I agreed with both anon and anontimes2 . You may send a short thank you notes to the people you have met. Try to personalize a little; they may forward the emails to the colleagues. I served on SC before and one thing I find strange (even offended) when a candidate did not send a letter to some people (who met in person for dinners even picking up from airport) but to others. The faculty members of course discussed about the emails and always remember, if the final decision is made by the whole department, offending one senior person can completely stir the decision to "unfavoring" you.
Emails are the norm, to every faculty member with whom you met during your visit.
I normally send thank you emails to everyone I met during the interview. Most of the emails say the same thing, but I do try to personalize it for everyone as best as I can (even if it is a sentence long). You may have met close to 20+ people on interview day, but I would hate to make the mistake of choosing to send to some people emails while the whole department may have a say in who gets hired. Everyone spent the time to talk to you, a quick email would be nice.

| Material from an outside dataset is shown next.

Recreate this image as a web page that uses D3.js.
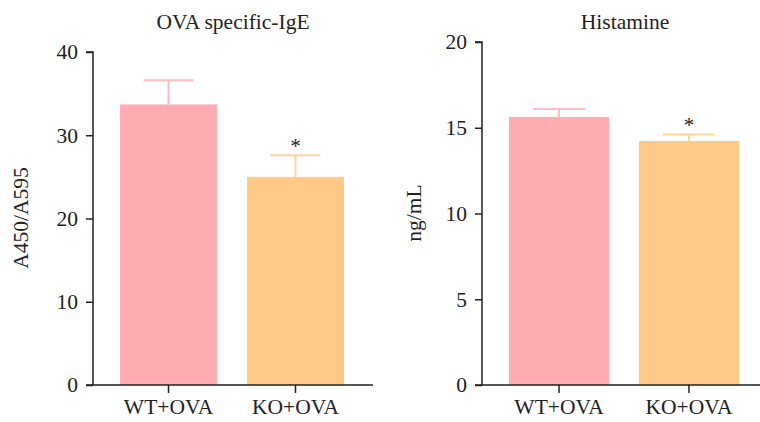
<!DOCTYPE html>
<html><head><meta charset="utf-8">
<script src="https://cdn.jsdelivr.net/npm/d3@7"></script>
<style>body{margin:0;background:#fff}svg{display:block}text{font-family:"Liberation Serif","Times New Roman",serif;fill:#222}</style>
</head><body>
<svg id="c" width="760" height="422"></svg>
<script>
const categories = ["WT+OVA", "KO+OVA"];
const igeMeans = [33.7, 25.0];
const igeErrors = [2.9, 2.6];
const histMeans = [15.63, 14.23];
const histErrors = [0.47, 0.37];
const igeTicks = [0, 10, 20, 30, 40];
const histTicks = [0, 5, 10, 15, 20];
const significance = ["", "*"];
const barColors = ["#FFADB3", "#FEC987"];
const errColors = ["#FFBCC1", "#FDD69F"];

const svg = d3.select("#c");
const FS = 21.5;

function panel(cfg) {
  const g = svg.append("g");
  const y = d3.scaleLinear().domain([0, cfg.max]).range([385, cfg.top]);
  const x = d3.scaleBand().domain(categories).range([cfg.x0, cfg.x1]).paddingInner(cfg.pin).paddingOuter(cfg.pout);
  g.selectAll("rect.bar").data(cfg.means).join("rect")
    .attr("x", (d, i) => x(categories[i])).attr("width", x.bandwidth())
    .attr("y", d => y(d)).attr("height", d => y(0) - y(d))
    .attr("fill", (d, i) => barColors[i]);
  cfg.means.forEach((m, i) => {
    const cx = x(categories[i]) + x.bandwidth() / 2;
    const top = y(m + cfg.errs[i]);
    g.append("line").attr("x1", cx).attr("x2", cx).attr("y1", y(m)).attr("y2", top)
      .attr("stroke", errColors[i]).attr("stroke-width", 2);
    g.append("line").attr("x1", cx - cfg.cap).attr("x2", cx + cfg.cap).attr("y1", top).attr("y2", top)
      .attr("stroke", errColors[i]).attr("stroke-width", 2);
    if (significance[i]) {
      g.append("text").attr("x", cx).attr("y", top - 2.5)
        .attr("text-anchor", "middle").attr("font-size", 21).text(significance[i]);
    }
  });
  const ya = g.append("g").attr("transform", `translate(${cfg.x0},0)`)
    .call(d3.axisLeft(y).tickValues(cfg.ticks).tickSize(7).tickPadding(8));
  ya.select(".domain").attr("stroke", "#222").attr("stroke-width", 1.5).attr("d", `M-7,${y(cfg.max)}H0V${y(0)}`);
  ya.selectAll(".tick line").attr("stroke", "#222").attr("stroke-width", 1.5);
  ya.selectAll(".tick text").attr("font-size", FS).attr("font-family", '"Liberation Serif",serif').attr("fill", "#222");
  const xa = g.append("g").attr("transform", `translate(0,385)`)
    .call(d3.axisBottom(x).tickSize(8).tickPadding(6));
  xa.select(".domain").attr("stroke", "#222").attr("stroke-width", 1.5).attr("d", `M${cfg.x0 - 7},0H${cfg.xEnd}`);
  xa.selectAll(".tick line").attr("stroke", "#222").attr("stroke-width", 1.5);
  xa.selectAll(".tick text").attr("font-size", FS).attr("font-family", '"Liberation Serif",serif').attr("fill", "#222");
  g.append("text").attr("x", cfg.titleX).attr("y", 29).attr("text-anchor", "middle").attr("font-size", FS).text(cfg.title);
  g.append("text").attr("transform", `translate(${cfg.labX},${cfg.labY}) rotate(-90)`)
    .attr("text-anchor", "middle").attr("dy", "0.35em").attr("font-size", FS).text(cfg.ylabel);
}

panel({means: igeMeans, errs: igeErrors, max: 40, top: 52, ticks: igeTicks, x0: 93, x1: 371, xEnd: 373,
  pin: 0.236, pout: 0.213, cap: 25, title: "OVA specific-IgE", titleX: 233, ylabel: "A450/A595", labX: 20, labY: 218});
panel({means: histMeans, errs: histErrors, max: 20, top: 42, ticks: histTicks, x0: 482, x1: 766, xEnd: 760,
  pin: 0.23, pout: 0.208, cap: 26, title: "Histamine", titleX: 625, ylabel: "ng/mL", labX: 413, labY: 213});
</script>
</body></html>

As for your other question @anon2, don't expect to hear back from the search committee (I don't think I ever have). I did get some nice response emails from others in the departments. I am, however, still looking for a job
Anon2 asked about expecting a reply from the thank you emails. As a faculty member on a psych search, my HR directly recently told me that I couldn't correspond with candidates unless my response had been approved through them. Despite having a great candidate email me to follow up about some things that we discussed during the phone interview, I had to wait over a week to respond because of the HR rules. I'm fairly certain that other places don't have these sorts of rules, but if you don't get a response, don't assume the faculty didn't like you; sometimes we just have stupid rules to follow.